How MOSS Search Determines Relevance

Relevance is a measure of how well the results returned by a search system meet the user’s needs. With each search request, the system should be directing the user to the most relevant items (from a corpus of potentially millions of items!).
SharePoint’s relevance settings affect how rankings for items are calculated, which affects the order in which search results appear in a search results list. Microsoft focused a lot on improving relevance for search results in MOSS 2007, which is tuned for searching enterprise content and Line of Business (LOB) application data.
The following are used to calculate relevance:

Title and filename. Is the search term in the document’s title? Its
filename?
Metadata. Is the search term in the metadata properties (Site
Columns)?
Search Term Density. What’s the density of that search term within
the document (for example, 20 mentions in a one-page document
versus 20 mentions in a 100-page document)?
Keywords. Words or phrases that you identify as significant to your
organization. They provide a way to provide additional information
(and recommended links) on the initial results page that would not
otherwise be displayed in the search results for queries containing
that keyword. Two pieces of information can be displayed for a keyword—
a definition of the term and the best bets, which are a list of
links identified as being very relevant for that term.
Best Bets. Items tagged manually as best bets show up first in a
search results list, as just described.
Security. SharePoint excludes results that the user does not have
permission to see. This is called security trimming.
Hyperlink Click Distance. SharePoint determines the number of
links between a URL and any of the authoritative sites that a search
administrator specifies. The more links that the search needs to
travel from an authoritative site to the content item, the lower the
relevance score.
Anchor Text. This is the text that is included with a hyperlink to
describe the target content of that hyperlink.

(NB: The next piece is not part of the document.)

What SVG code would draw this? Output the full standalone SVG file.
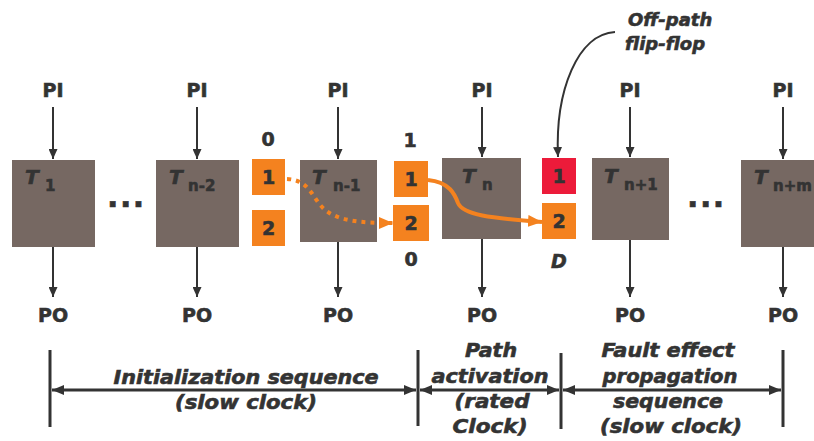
<svg xmlns="http://www.w3.org/2000/svg" width="814" height="441" viewBox="0 0 814 441">
<defs>
<style>
.box{fill:#766862}
.ff{fill:#F4821F}
.ffr{fill:#EC1B3A}
.t{font-family:"DejaVu Sans","Liberation Sans",sans-serif;font-weight:bold;fill:#333333;stroke:#333333;stroke-width:0.6}
.io{font-size:19px;text-anchor:middle}
.tl{font-size:20px;font-style:italic}
.sub{font-size:15px}
.num{font-size:19px;text-anchor:middle}
.bt{font-size:19px;font-style:italic;text-anchor:middle}
.ln{stroke:#333333;stroke-width:2;fill:none}
.dim{stroke:#333333;stroke-width:3;fill:none}
.bar{stroke:#333333;stroke-width:3}
.or{stroke:#F4821F;stroke-width:4;fill:none}
</style>
<marker id="ah" markerUnits="userSpaceOnUse" viewBox="0 0 10 9" refX="10" refY="4.5" markerWidth="10" markerHeight="9" orient="auto-start-reverse"><path d="M0,0 L10,4.5 L0,9 z" fill="#333333"/></marker>
<marker id="ahb" markerUnits="userSpaceOnUse" viewBox="0 0 12 10" refX="12" refY="5" markerWidth="12" markerHeight="10" orient="auto-start-reverse"><path d="M0,0 L12,5 L0,10 z" fill="#333333"/></marker>
<marker id="aho" markerUnits="userSpaceOnUse" viewBox="0 0 14 12" refX="14" refY="6" markerWidth="14" markerHeight="12" orient="auto"><path d="M0,0 L14,6 L0,12 z" fill="#F4821F"/></marker>
</defs>
<rect width="814" height="441" fill="#ffffff"/>

<g id="T1">
<rect class="box" x="12" y="160" width="83" height="87"/>
<text class="t tl" x="25" y="184">T</text><text class="t sub" x="45" y="191">1</text>
<text class="t io" x="53" y="97">PI</text><text class="t io" x="53" y="322">PO</text>
</g>
<g id="ellipsis1"><text class="t" x="107" y="207" font-size="30" letter-spacing="1.5">...</text></g>
<g id="Tn-2">
<rect class="box" x="156" y="160" width="83" height="87"/>
<text class="t tl" x="169" y="184">T</text><text class="t sub" x="188" y="191">n-2</text>
<text class="t io" x="197" y="97">PI</text><text class="t io" x="197" y="322">PO</text>
</g>
<g id="Tn-1">
<rect class="box" x="300" y="160" width="77" height="82"/>
<text class="t tl" x="312" y="184">T</text><text class="t sub" x="333" y="191">n-1</text>
<text class="t io" x="338" y="97">PI</text><text class="t io" x="338" y="322">PO</text>
</g>
<g id="Tn">
<rect class="box" x="442" y="158" width="79" height="81"/>
<text class="t tl" x="462" y="183">T</text><text class="t sub" x="482" y="190">n</text>
<text class="t io" x="482" y="97">PI</text><text class="t io" x="482" y="322">PO</text>
</g>
<g id="Tn+1">
<rect class="box" x="592" y="158" width="77" height="82"/>
<text class="t tl" x="604" y="183">T</text><text class="t sub" x="624" y="190">n+1</text>
<text class="t io" x="630" y="97">PI</text><text class="t io" x="630" y="322">PO</text>
</g>
<g id="ellipsis2"><text class="t" x="687" y="207" font-size="30" letter-spacing="1.5">...</text></g>
<g id="Tn+m">
<rect class="box" x="741" y="160" width="82" height="87"/>
<text class="t tl" x="754" y="184">T</text><text class="t sub" x="773" y="191">n+m</text>
<text class="t io" x="783" y="97">PI</text><text class="t io" x="783" y="322">PO</text>
</g>

<g id="ffA">
<text class="t num" x="268" y="146">0</text>
<rect class="ff" x="252" y="159" width="33" height="36"/><text class="t num" x="268.5" y="184">1</text>
<rect class="ff" x="252" y="210" width="33" height="36"/><text class="t num" x="268.5" y="235">2</text>
</g>
<g id="ffB">
<text class="t num" x="410" y="147">1</text>
<rect class="ff" x="394" y="161" width="34" height="36"/><text class="t num" x="411" y="186">1</text>
<rect class="ff" x="393" y="205" width="36" height="36"/><text class="t num" x="411" y="230">2</text>
<text class="t num" x="411" y="266">0</text>
</g>
<g id="ffC">
<rect class="ffr" x="542" y="158" width="34" height="36"/><text class="t num" x="559" y="183">1</text>
<rect class="ff" x="542" y="203" width="34" height="36"/><text class="t num" x="559" y="228">2</text>
<text class="t num" x="559" y="268" font-style="italic">D</text>
</g>
<g id="offpath-label">
<text class="t" x="628" y="26" font-size="18" font-style="italic">Off-path</text>
<text class="t" x="625" y="50" font-size="18" font-style="italic">flip-flop</text>
</g>

<g id="phase-init">
<text class="t bt" x="246" y="384" textLength="265" lengthAdjust="spacingAndGlyphs">Initialization sequence</text>
<text class="t bt" x="246" y="409" textLength="142" lengthAdjust="spacingAndGlyphs">(slow clock)</text>
</g>
<g id="phase-path">
<text class="t bt" x="491" y="357" textLength="52" lengthAdjust="spacingAndGlyphs">Path</text>
<text class="t bt" x="490" y="383" textLength="117" lengthAdjust="spacingAndGlyphs">activation</text>
<text class="t bt" x="492" y="408" textLength="75" lengthAdjust="spacingAndGlyphs">(rated</text>
<text class="t bt" x="490" y="433" textLength="75" lengthAdjust="spacingAndGlyphs">Clock)</text>
</g>
<g id="phase-fault">
<text class="t bt" x="668" y="357" textLength="133" lengthAdjust="spacingAndGlyphs">Fault effect</text>
<text class="t bt" x="670" y="383" textLength="135" lengthAdjust="spacingAndGlyphs">propagation</text>
<text class="t bt" x="668" y="408" textLength="110" lengthAdjust="spacingAndGlyphs">sequence</text>
<text class="t bt" x="671" y="433" textLength="142" lengthAdjust="spacingAndGlyphs">(slow clock)</text>
</g>

<g id="connectors">
<line class="ln" x1="53" y1="107" x2="53" y2="159" marker-end="url(#ah)"/>
<line class="ln" x1="53" y1="247" x2="53" y2="297" marker-end="url(#ah)"/>
<line class="ln" x1="197" y1="107" x2="197" y2="159" marker-end="url(#ah)"/>
<line class="ln" x1="197" y1="247" x2="197" y2="297" marker-end="url(#ah)"/>
<line class="ln" x1="338" y1="107" x2="338" y2="159" marker-end="url(#ah)"/>
<line class="ln" x1="338" y1="242" x2="338" y2="297" marker-end="url(#ah)"/>
<line class="ln" x1="482" y1="107" x2="482" y2="157" marker-end="url(#ah)"/>
<line class="ln" x1="482" y1="239" x2="482" y2="297" marker-end="url(#ah)"/>
<line class="ln" x1="630" y1="107" x2="630" y2="157" marker-end="url(#ah)"/>
<line class="ln" x1="630" y1="240" x2="630" y2="297" marker-end="url(#ah)"/>
<line class="ln" x1="783" y1="107" x2="783" y2="159" marker-end="url(#ah)"/>
<line class="ln" x1="783" y1="247" x2="783" y2="297" marker-end="url(#ah)"/>
<path class="or" stroke-dasharray="4 5" d="M287 179 C310 180 312 198 324 209 C338 221 360 223 393 223" marker-end="url(#aho)"/>
<path class="or" d="M428 180 C450 182 455 195 458 203 C463 215 490 218 542 222" marker-end="url(#aho)"/>
<path class="ln" d="M615 32 C578 34 555 90 558 157" marker-end="url(#ah)"/>
<line class="bar" x1="50" y1="350" x2="50" y2="427"/>
<line class="bar" x1="418" y1="350" x2="418" y2="426"/>
<line class="bar" x1="561" y1="353" x2="561" y2="429"/>
<line class="bar" x1="783" y1="350" x2="783" y2="427"/>
<line class="dim" x1="52" y1="390" x2="416" y2="390" marker-start="url(#ahb)" marker-end="url(#ahb)"/>
<line class="dim" x1="420" y1="390" x2="559" y2="390" marker-start="url(#ahb)" marker-end="url(#ahb)"/>
<line class="dim" x1="563" y1="390" x2="781" y2="390" marker-start="url(#ahb)" marker-end="url(#ahb)"/>
</g>
</svg>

When the search
crawls an item, this anchor text is included in the index for that content,
but only for ranking, not for results matching. For example, if
the anchor text matches but the content in the corresponding item
doesn’t, the link is not included in results.
URL Depth. Shorter URLs are placed higher in the ranking.
SharePoint determines “depth” by looking at the number of slashes
in the URL.
URL Text Matching. SharePoint looks for the presence of the text in
the URL itself.
Title Extraction. For Office documents, SharePoint uses the title
property of the document to help return highly relevant content,
provided it’s not the default value (Slide1, Document1, and so on).
Result Collapsing. SharePoint search combines similar results. This
prevents things such as users getting the same document as the first
20 hits.
Language. Users typically want content in their own language.

SharePoint looks at the browser language and defaults to searches in
that language. English is also ranked highly regardless of browser
language.
-------- Have A Nice Time !!! -------------